Damn you have a nice setup







... wanna send me the fry?


----------



## weezplz (Oct 18, 2004)

Is there anything that you did that you noticed helped with the breeding process?


----------



## mantis (May 16, 2003)

congrats man









do you have any desire to raise the fry?

check out this breeding info, it might give you an idea of what raising the fry entails.

rb breeding info


----------



## 351winsor (Aug 3, 2004)

Congrats,can't wait till my reds start f**king


----------



## Death in #'s (Apr 29, 2003)

dam thats an amazing looking tank


----------



## buette (May 12, 2004)

hello

the eggs in my tanbk were killed by my pleco last night, but befor i put some of them in a seperate tank.
i will send some pics during the next days to Pfury

Is there anything that you did that you noticed helped with the breeding process?
i´ve done nothing to help them breeding, i never thought that they feel so much like home in my tank

Damn you have a nice setup... wanna send me the fry?
dont believe that they will surive the journey over the ocean but dont know

i will try to keep all of the eggs alive 
will see what will happen

what will they eat???????


----------



## buette (May 12, 2004)

the breeding info is very interesting
sorry without any pics ???

i will do my best


----------



## the grinch (Feb 23, 2004)

congrats on being a daddy


----------



## mantis (May 16, 2003)

dont' worry, once they begin to breed, they'll do it like rabbits. I found that my P's always responded to water changes. Like, I would do a change on thursday, and friday, eggs. Then I would spend the weekend tending to them. Try doing routine water changes, and I think you will find you'll be able to make them breed like clockwork.
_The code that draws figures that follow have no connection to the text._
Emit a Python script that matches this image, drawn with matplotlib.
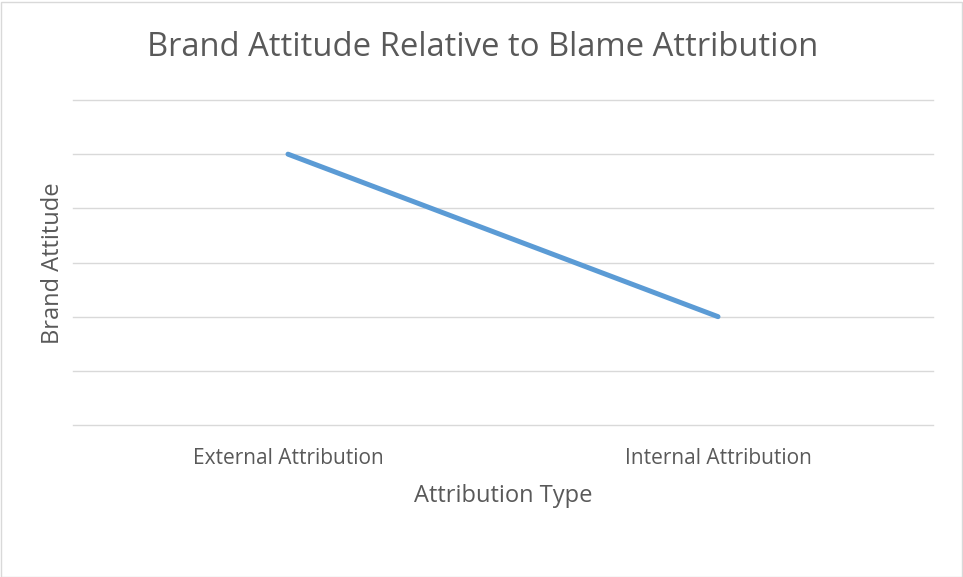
import matplotlib.pyplot as plt
from matplotlib.patches import Rectangle

plt.rcParams['font.family'] = ['Open Sans', 'DejaVu Sans']

categories = ['External Attribution', 'Internal Attribution']
brand_attitude = [5, 2]
grid_levels = [0, 1, 2, 3, 4, 5, 6]

txt_color = '#595959'

fig = plt.figure(figsize=(9.63, 5.77), dpi=100)
ax = fig.add_axes([73 / 963, 1 - 425 / 577, 860 / 963, 325 / 577])

ax.plot(range(len(categories)), brand_attitude, color='#5B9BD5', linewidth=3.6,
        solid_capstyle='round')
ax.set_xlim(-0.5, len(categories) - 0.5)
ax.set_ylim(grid_levels[0], grid_levels[-1])
ax.set_yticks(grid_levels)
ax.set_yticklabels([])
ax.set_xticks(range(len(categories)))
ax.set_xticklabels([])
ax.tick_params(length=0)
ax.grid(axis='y', color='#D9D9D9', linewidth=1)
for gl in ax.get_ygridlines():
    gl.set_clip_on(False)
ax.set_axisbelow(True)
for s in ax.spines.values():
    s.set_visible(False)

for i, c in enumerate(categories):
    fig.text((73 + 860 * (2 * i + 1) / 4) / 963, 1 - 458 / 577, c,
             ha='center', va='center', fontsize=15, color=txt_color)

fig.text(483 / 963, 1 - 47 / 577, 'Brand Attitude Relative to Blame Attribution',
         ha='center', va='center', fontsize=23.6, color=txt_color)
fig.text(503 / 963, 1 - 496 / 577, 'Attribution Type',
         ha='center', va='center', fontsize=17, color=txt_color)
fig.text(53 / 963, 1 - 263 / 577, 'Brand Attitude', rotation=90,
         ha='center', va='center', fontsize=17, color=txt_color)

fig.patches.append(Rectangle((0.5 / 963, 0.5 / 577), 961 / 963, 575 / 577,
                             transform=fig.transFigure, fill=False,
                             edgecolor='#D9D9D9', linewidth=1))

fig.savefig('out.png', dpi=100)
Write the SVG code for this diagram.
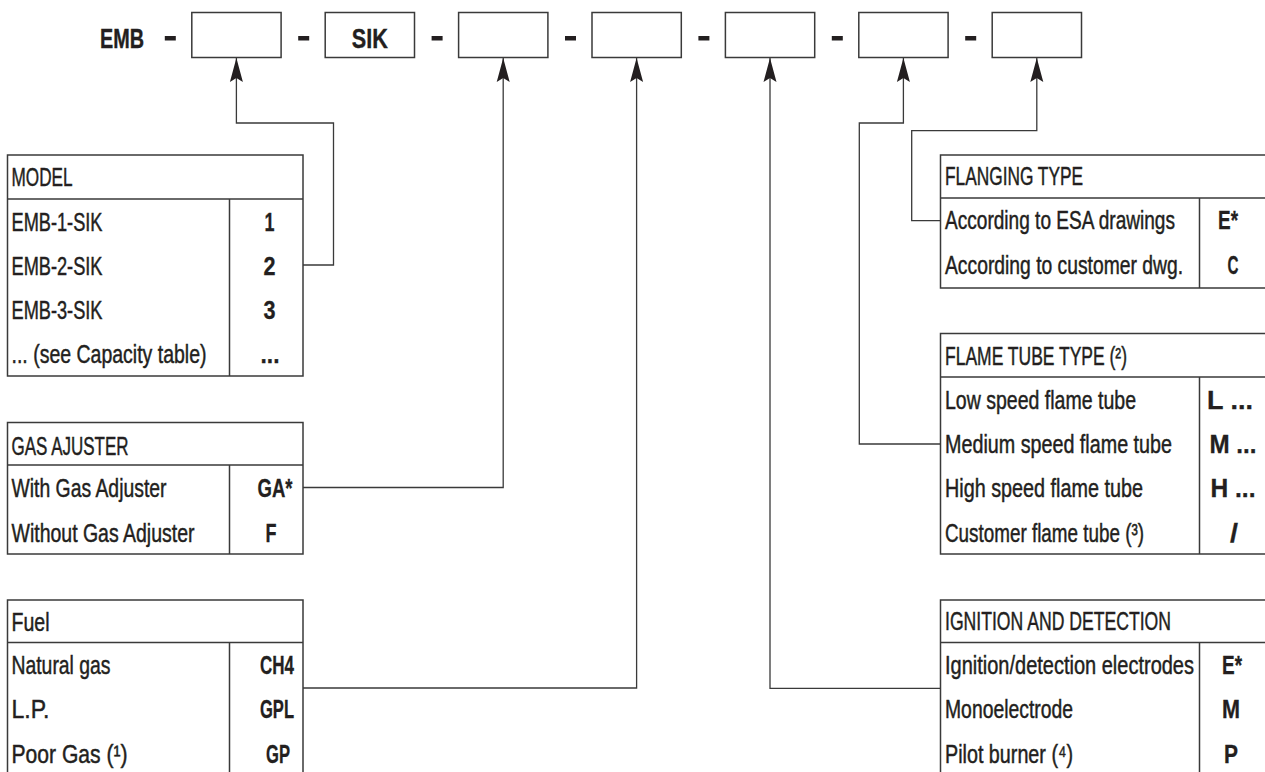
<svg xmlns="http://www.w3.org/2000/svg" width="1265" height="772" viewBox="0 0 1265 772">
<style>
.t{font-family:"Liberation Sans",Arial,sans-serif;font-size:25px;fill:#231f20;stroke:#231f20;stroke-width:0.45}
.b{font-weight:bold;text-anchor:middle;stroke-width:0.3}
.h{font-family:"Liberation Sans",Arial,sans-serif;font-size:28px;font-weight:bold;fill:#231f20;stroke:#231f20;stroke-width:0.4;text-anchor:middle}
.tbl{fill:none;stroke:#3a3a3a;stroke-width:1.5}
.box{fill:#fff;stroke:#3a3a3a;stroke-width:1.5}
.dash{fill:#231f20}
.c{fill:none;stroke:#3a3a3a;stroke-width:1.3;marker-end:url(#ah)}
</style>
<defs>
<marker id="ah" markerUnits="userSpaceOnUse" markerWidth="30" markerHeight="16" viewBox="-25 -8 26 16" refX="0" refY="0" orient="auto">
<path d="M0 0L-24 -6.5L-20 0L-24 6.5Z" fill="#231f20"/>
</marker>
</defs>
<rect width="1265" height="772" fill="#fff"/>

<g id="code-row">
<text class="h" x="122" y="48" textLength="44" lengthAdjust="spacingAndGlyphs">EMB</text>
<rect class="dash" x="164.8" y="36" width="11" height="4.5"/>
<rect class="box" x="191.8" y="12.5" width="89.3" height="45"/>
<rect class="dash" x="298.2" y="36" width="11" height="4.5"/>
<rect class="box" x="325.2" y="12.5" width="89.3" height="45"/>
<text class="h" x="369.8" y="48" textLength="36" lengthAdjust="spacingAndGlyphs">SIK</text>
<rect class="dash" x="431.6" y="36" width="11" height="4.5"/>
<rect class="box" x="458.6" y="12.5" width="89.3" height="45"/>
<rect class="dash" x="565" y="36" width="11" height="4.5"/>
<rect class="box" x="592" y="12.5" width="89.3" height="45"/>
<rect class="dash" x="698.4" y="36" width="11" height="4.5"/>
<rect class="box" x="725.4" y="12.5" width="89.3" height="45"/>
<rect class="dash" x="831.8" y="36" width="11" height="4.5"/>
<rect class="box" x="858.8" y="12.5" width="89.3" height="45"/>
<rect class="dash" x="965.2" y="36" width="11" height="4.5"/>
<rect class="box" x="992.2" y="12.5" width="89.3" height="45"/>
</g>

<g id="connectors">
<path class="c" d="M303 265H333.5V123H236.4V58"/>
<path class="c" d="M303 487.5H503.2V58"/>
<path class="c" d="M303 688H636.6V58"/>
<path class="c" d="M940.5 688.3H770V58"/>
<path class="c" d="M940.5 444H859.3V123H903.4V58"/>
<path class="c" d="M940.5 220.7H911.7V130.7H1036.8V58"/>
</g>

<g id="model">
<rect class="tbl" x="7.5" y="155" width="295.5" height="221"/>
<path class="tbl" d="M7.5 199H303M229.5 199V376"/>
<text class="t" x="11.5" y="186" textLength="61" lengthAdjust="spacingAndGlyphs">MODEL</text>
<text class="t" x="11.5" y="230.5" textLength="91" lengthAdjust="spacingAndGlyphs">EMB-1-SIK</text>
<text class="t" x="11.5" y="274.5" textLength="91" lengthAdjust="spacingAndGlyphs">EMB-2-SIK</text>
<text class="t" x="11.5" y="318.5" textLength="91" lengthAdjust="spacingAndGlyphs">EMB-3-SIK</text>
<text class="t" x="11.5" y="362.5" textLength="195" lengthAdjust="spacingAndGlyphs">... (see Capacity table)</text>
<text class="t b" x="269.5" y="230.5" textLength="10" lengthAdjust="spacingAndGlyphs">1</text>
<text class="t b" x="269.5" y="274.5" textLength="12" lengthAdjust="spacingAndGlyphs">2</text>
<text class="t b" x="269.5" y="318.5" textLength="12" lengthAdjust="spacingAndGlyphs">3</text>
<text class="t b" x="270" y="362.5" textLength="19" lengthAdjust="spacingAndGlyphs">...</text>
</g>

<g id="gas-adjuster">
<rect class="tbl" x="7.5" y="422.5" width="295.5" height="131.5"/>
<path class="tbl" d="M7.5 465H303M229.5 465V554"/>
<text class="t" x="11.5" y="455" textLength="117" lengthAdjust="spacingAndGlyphs">GAS AJUSTER</text>
<text class="t" x="11.5" y="497" textLength="155" lengthAdjust="spacingAndGlyphs">With Gas Adjuster</text>
<text class="t" x="11.5" y="541.5" textLength="183" lengthAdjust="spacingAndGlyphs">Without Gas Adjuster</text>
<text class="t b" x="275" y="497" textLength="35" lengthAdjust="spacingAndGlyphs">GA*</text>
<text class="t b" x="271" y="541.5" textLength="11" lengthAdjust="spacingAndGlyphs">F</text>
</g>

<g id="fuel">
<path class="tbl" d="M7.5 773V600H303V773M7.5 642.5H303M229.5 642.5V773"/>
<text class="t" x="11.5" y="631" textLength="38" lengthAdjust="spacingAndGlyphs">Fuel</text>
<text class="t" x="11.5" y="673.5" textLength="99" lengthAdjust="spacingAndGlyphs">Natural gas</text>
<text class="t" x="11.5" y="718" textLength="38" lengthAdjust="spacingAndGlyphs">L.P.</text>
<text class="t" x="11.5" y="762.5" textLength="116" lengthAdjust="spacingAndGlyphs">Poor Gas (¹)</text>
<text class="t b" x="277" y="673.5" textLength="34" lengthAdjust="spacingAndGlyphs">CH4</text>
<text class="t b" x="277" y="718" textLength="34" lengthAdjust="spacingAndGlyphs">GPL</text>
<text class="t b" x="278" y="762.5" textLength="24" lengthAdjust="spacingAndGlyphs">GP</text>
</g>

<g id="flanging-type">
<path class="tbl" d="M1266 155H940.5V288H1266M940.5 198H1266M1199.5 198V288"/>
<text class="t" x="945" y="185" textLength="138" lengthAdjust="spacingAndGlyphs">FLANGING TYPE</text>
<text class="t" x="945" y="228.5" textLength="230" lengthAdjust="spacingAndGlyphs">According to ESA drawings</text>
<text class="t" x="945" y="273.5" textLength="238" lengthAdjust="spacingAndGlyphs">According to customer dwg.</text>
<text class="t b" x="1228" y="228.5" textLength="20" lengthAdjust="spacingAndGlyphs">E*</text>
<text class="t b" x="1233" y="273.5" textLength="11" lengthAdjust="spacingAndGlyphs">C</text>
</g>

<g id="flame-tube-type">
<path class="tbl" d="M1266 333.5H940.5V554H1266M940.5 377H1266M1199.5 377V554"/>
<text class="t" x="945" y="365" textLength="182" lengthAdjust="spacingAndGlyphs">FLAME TUBE TYPE (²)</text>
<text class="t" x="945" y="408.5" textLength="191" lengthAdjust="spacingAndGlyphs">Low speed flame tube</text>
<text class="t" x="945" y="452.5" textLength="227" lengthAdjust="spacingAndGlyphs">Medium speed flame tube</text>
<text class="t" x="945" y="497" textLength="198" lengthAdjust="spacingAndGlyphs">High speed flame tube</text>
<text class="t" x="945" y="541.5" textLength="199" lengthAdjust="spacingAndGlyphs">Customer flame tube (³)</text>
<text class="t b" x="1230" y="408.5" textLength="46" lengthAdjust="spacingAndGlyphs">L ...</text>
<text class="t b" x="1233" y="452.5" textLength="47" lengthAdjust="spacingAndGlyphs">M ...</text>
<text class="t b" x="1233" y="497" textLength="45" lengthAdjust="spacingAndGlyphs">H ...</text>
<text class="t b" x="1234" y="541.5" textLength="8" lengthAdjust="spacingAndGlyphs">/</text>
</g>

<g id="ignition-detection">
<path class="tbl" d="M1266 600H940.5V773M940.5 642.5H1266M1199.5 642.5V773"/>
<text class="t" x="945" y="630" textLength="226" lengthAdjust="spacingAndGlyphs">IGNITION AND DETECTION</text>
<text class="t" x="945" y="673.5" textLength="249" lengthAdjust="spacingAndGlyphs">Ignition/detection electrodes</text>
<text class="t" x="945" y="718" textLength="128" lengthAdjust="spacingAndGlyphs">Monoelectrode</text>
<text class="t" x="945" y="762.5" textLength="128" lengthAdjust="spacingAndGlyphs">Pilot burner (⁴)</text>
<text class="t b" x="1232" y="673.5" textLength="20" lengthAdjust="spacingAndGlyphs">E*</text>
<text class="t b" x="1231" y="718" textLength="18" lengthAdjust="spacingAndGlyphs">M</text>
<text class="t b" x="1231" y="762.5" textLength="14" lengthAdjust="spacingAndGlyphs">P</text>
</g>
</svg>
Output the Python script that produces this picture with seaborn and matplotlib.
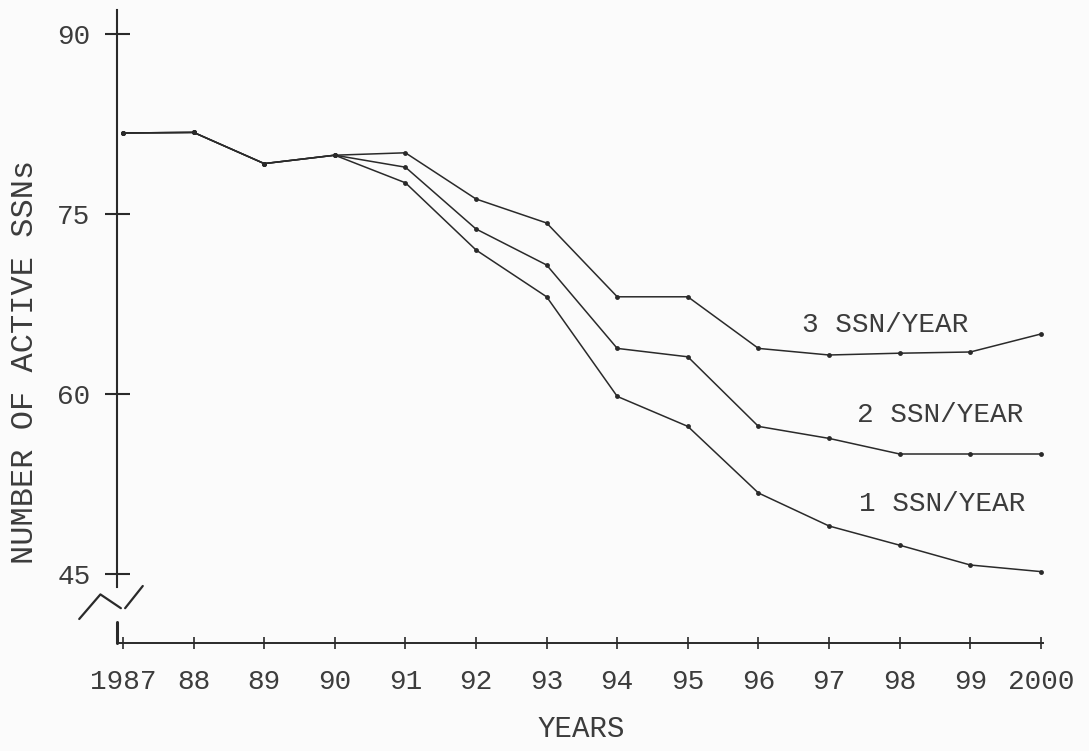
import pandas as pd
import numpy as np
import matplotlib
matplotlib.use("Agg")
import matplotlib.pyplot as plt
import seaborn as sns

years = [1987, 1988, 1989, 1990, 1991, 1992, 1993, 1994, 1995, 1996, 1997, 1998, 1999, 2000]
ssn_3 = [81.75, 81.8, 79.2, 79.9, 80.1, 76.25, 74.25, 68.1, 68.1, 63.8, 63.25, 63.4, 63.5, 65.0]
ssn_2 = [81.75, 81.8, 79.2, 79.9, 78.9, 73.75, 70.75, 63.8, 63.1, 57.3, 56.3, 55.0, 55.0, 55.0]
ssn_1 = [81.75, 81.8, 79.2, 79.9, 77.6, 72.0, 68.1, 59.8, 57.3, 51.75, 49.0, 47.4, 45.75, 45.2]
year_labels = ["1987", "88", "89", "90", "91", "92", "93", "94", "95", "96", "97", "98", "99", "2000"]
y_ticks = [45, 60, 75, 90]

df = pd.DataFrame({"year": years * 3,
                   "ssns": ssn_3 + ssn_2 + ssn_1,
                   "rate": ["3 SSN/YEAR"] * 14 + ["2 SSN/YEAR"] * 14 + ["1 SSN/YEAR"] * 14})

sns.set_style("white")
plt.rcParams['font.family'] = ['Liberation Mono', 'DejaVu Sans Mono']
ink = "#2a2a2a"
txt = "#3c3c3c"

fig = plt.figure(figsize=(10.89, 7.51), dpi=100)
fig.patch.set_facecolor("#fbfbfb")
ax = fig.add_axes([117 / 1089, 1 - 643 / 751, (1043 - 117) / 1089, (643 - 10) / 751])
ax.set_facecolor("#fbfbfb")

sns.lineplot(data=df, x="year", y="ssns", hue="rate", palette=[ink, ink, ink],
             marker="o", markersize=3.5, markeredgewidth=0, linewidth=1.1,
             legend=False, ax=ax, sort=False)

ax.set_xlim(1986.915, 2000.03)
ax.set_ylim(39.25, 92)

ax.set_xticks(years)
ax.set_xticklabels(year_labels)
ax.set_yticks(y_ticks)
ax.tick_params(axis="x", bottom=True, direction="inout", length=9, width=1.2, color=ink,
               labelcolor=txt, pad=14, labelsize=20)
ax.tick_params(axis="y", left=True, direction="inout", length=18, width=1.5, color=ink,
               labelcolor=txt, pad=10, labelsize=20)

for s in ["top", "right"]:
    ax.spines[s].set_visible(False)
ax.spines["left"].set_color(ink)
ax.spines["left"].set_linewidth(1.5)
ax.spines["left"].set_bounds(43.9, 92)
ax.spines["bottom"].set_color(ink)
ax.spines["bottom"].set_linewidth(1.4)

# axis break
ax.plot([1987 - 0.085, 1987 - 0.085], [39.25, 41.0], color=ink, lw=2.2, clip_on=False)
ax.plot([1986.38, 1986.68, 1986.97], [41.25, 43.3, 42.15], color=ink, lw=1.6, clip_on=False)
ax.plot([1987.03, 1987.28], [42.15, 44.0], color=ink, lw=1.6, clip_on=False)

ax.set_xlabel("YEARS", fontsize=21, color=txt)
ax.xaxis.set_label_coords((581 - 117) / 926, -(715 - 643) / 633)
ax.set_ylabel("NUMBER OF ACTIVE SSNs", fontsize=23, color=txt)
ax.yaxis.set_label_coords((40 - 117) / 926, (643 - 362) / 633)

ax.text(1997.8, 65.75, "3 SSN/YEAR", fontsize=20, color=txt, ha="center", va="center")
ax.text(1998.57, 58.25, "2 SSN/YEAR", fontsize=20, color=txt, ha="center", va="center")
ax.text(1998.6, 50.8, "1 SSN/YEAR", fontsize=20, color=txt, ha="center", va="center")

fig.savefig("out.png", dpi=100, facecolor=fig.get_facecolor())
There is alot of trail and error involved, and most likely u will have many chances to find out what works for you.









Good luck, and keep us posted.


----------



## mantis (May 16, 2003)

mmm...eggs.


----------



## Phtstrat (Sep 15, 2004)

buette said:


> what will they eat???????
> [snapback]788708[/snapback]​


Baby brine shrimp.


----------



## Judazzz (Jan 13, 2003)

Congrats Buette - that's great news








Good luck raising the babies


----------



## buette (May 12, 2004)

hello 
i´ve bought some brine shrimps (artemia)
and feed them = OK

my questions:
should they swimm or laying on the ground of my tank after one week
my babys are laying at the bottom of my tank, they did not swimm so much.

the father is always secureing the area around the nest - is this normal????
(read in books they do it for about 4 days)

can i put some vitamins into their tank (dennerle s7)?????


----------



## mantis (May 16, 2003)

Yea, it's normal for the male to hang around the nest. As far as the fry go, they should be quite active after 1 week.

I don't know anything about vitamins, they could be benificial









keep us posted


----------



## buette (May 12, 2004)

hello 
i put some vitamins into the tank hope the best

today, some of them start swimming around


----------